Davis stressed the necessity of working with local code enforcement offices in order to make sure the transition is completed correctly and safely. When naftc put in its facility, the West Virginia state fire marshal was brought on board and made aware of what they were doing and why. This led to a smooth approval process and no issues even 10 years down the road.
“We have one of the of safest environments,” he said of fleets that work with CNG and LPG. “They are inherently safer vehicles.” For this reason it’s important to carry that safety over to the environment where the vehicles will be, in addition to properly training all those who will have contact with the vehicles. That is why thought to training should occur even before putting the first vehicle in the bay. “Fleets that are being very successful are putting training in place beforehand; it’s the key and secret.”
New technology can be overwhelming, but Davis stated with proper training “the fear, the lack of confidence goes 99 percent to 100 percent away.”
He noted a grocery store chain in Pennsylvania that converted its fleet to CNG. The company trained all its technicians, plus its drivers, so they would understand the vehicles and have confidence around them. “They fought over who got the new ones first,” Davis said of the drivers.

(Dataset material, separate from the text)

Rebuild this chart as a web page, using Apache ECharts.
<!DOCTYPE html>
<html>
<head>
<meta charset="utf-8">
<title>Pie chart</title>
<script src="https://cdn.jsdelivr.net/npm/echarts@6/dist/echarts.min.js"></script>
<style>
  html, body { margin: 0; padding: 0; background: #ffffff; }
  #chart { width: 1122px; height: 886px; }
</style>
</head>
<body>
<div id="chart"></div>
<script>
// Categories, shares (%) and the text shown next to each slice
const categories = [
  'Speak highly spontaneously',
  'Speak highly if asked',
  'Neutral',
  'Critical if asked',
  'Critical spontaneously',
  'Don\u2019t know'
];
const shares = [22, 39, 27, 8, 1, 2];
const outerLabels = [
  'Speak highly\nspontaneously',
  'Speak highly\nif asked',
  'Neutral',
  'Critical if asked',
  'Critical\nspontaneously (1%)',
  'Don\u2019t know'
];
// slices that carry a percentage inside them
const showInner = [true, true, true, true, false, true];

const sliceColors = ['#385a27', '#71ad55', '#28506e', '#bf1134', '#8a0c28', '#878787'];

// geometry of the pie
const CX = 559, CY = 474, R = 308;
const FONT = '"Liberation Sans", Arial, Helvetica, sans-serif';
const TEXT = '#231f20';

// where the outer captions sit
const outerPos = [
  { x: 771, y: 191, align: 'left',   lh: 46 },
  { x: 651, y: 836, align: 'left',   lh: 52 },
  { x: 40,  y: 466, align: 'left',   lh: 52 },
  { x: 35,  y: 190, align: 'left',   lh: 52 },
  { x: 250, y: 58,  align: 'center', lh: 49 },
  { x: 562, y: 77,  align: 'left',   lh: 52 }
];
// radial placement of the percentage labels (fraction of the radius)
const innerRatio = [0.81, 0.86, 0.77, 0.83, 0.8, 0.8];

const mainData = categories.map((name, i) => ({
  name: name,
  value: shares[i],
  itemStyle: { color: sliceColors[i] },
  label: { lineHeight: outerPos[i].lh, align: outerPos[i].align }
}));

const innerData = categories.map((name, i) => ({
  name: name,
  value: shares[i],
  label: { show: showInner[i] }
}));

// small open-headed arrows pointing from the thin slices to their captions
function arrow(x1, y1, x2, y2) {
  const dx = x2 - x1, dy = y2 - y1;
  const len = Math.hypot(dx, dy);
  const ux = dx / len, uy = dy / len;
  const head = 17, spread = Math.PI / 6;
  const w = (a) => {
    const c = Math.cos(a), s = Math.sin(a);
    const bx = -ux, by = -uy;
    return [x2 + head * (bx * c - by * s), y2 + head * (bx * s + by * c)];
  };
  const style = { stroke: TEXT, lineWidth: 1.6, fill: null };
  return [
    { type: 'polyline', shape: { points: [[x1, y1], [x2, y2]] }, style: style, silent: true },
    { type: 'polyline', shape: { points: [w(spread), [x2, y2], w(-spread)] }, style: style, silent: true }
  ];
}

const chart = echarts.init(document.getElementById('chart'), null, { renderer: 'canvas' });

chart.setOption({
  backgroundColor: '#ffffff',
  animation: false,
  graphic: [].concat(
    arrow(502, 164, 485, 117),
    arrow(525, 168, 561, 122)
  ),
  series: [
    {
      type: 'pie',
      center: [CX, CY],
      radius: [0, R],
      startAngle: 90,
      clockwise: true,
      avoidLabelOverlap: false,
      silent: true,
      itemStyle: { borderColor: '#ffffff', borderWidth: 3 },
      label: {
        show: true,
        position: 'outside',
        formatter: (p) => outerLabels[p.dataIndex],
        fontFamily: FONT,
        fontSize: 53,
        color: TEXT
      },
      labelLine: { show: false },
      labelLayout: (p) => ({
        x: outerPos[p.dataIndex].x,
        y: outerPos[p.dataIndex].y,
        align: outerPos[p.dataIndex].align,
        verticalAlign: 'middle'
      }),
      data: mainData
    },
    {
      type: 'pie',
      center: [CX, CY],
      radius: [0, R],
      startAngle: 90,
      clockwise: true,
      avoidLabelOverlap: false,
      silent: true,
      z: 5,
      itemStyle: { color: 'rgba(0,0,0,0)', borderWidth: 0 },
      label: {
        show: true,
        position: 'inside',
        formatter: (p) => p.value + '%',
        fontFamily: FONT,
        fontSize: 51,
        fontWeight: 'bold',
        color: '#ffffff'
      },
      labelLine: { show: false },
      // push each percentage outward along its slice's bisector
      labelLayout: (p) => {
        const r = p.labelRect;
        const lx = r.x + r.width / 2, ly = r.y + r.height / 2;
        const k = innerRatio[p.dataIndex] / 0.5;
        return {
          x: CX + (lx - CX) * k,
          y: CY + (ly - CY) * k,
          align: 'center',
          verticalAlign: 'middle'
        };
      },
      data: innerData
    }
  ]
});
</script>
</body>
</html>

National Alternative Fuels Training Consortium is the only program nationwide that does training for alternative fuels with the goal of lessening America’s dependency on oil. Its programs have been well received, and the naftc has received the Automotive Training Managers Council’s National Excellence in Training three times. Among those courses offered are ones geared toward first responders. Other avenues for training can also come from the manufacturers, who will offer specific training for their systems.
“It’s the right thing to do,” Davis said about switching to alternative fuels. “It’s domestically produced, we have more natural gas than we can use in a significant time period, it uses homegrown laborers … it’s a win-win all around.” Davis just advises municipalities to “be really careful and plot and plot.”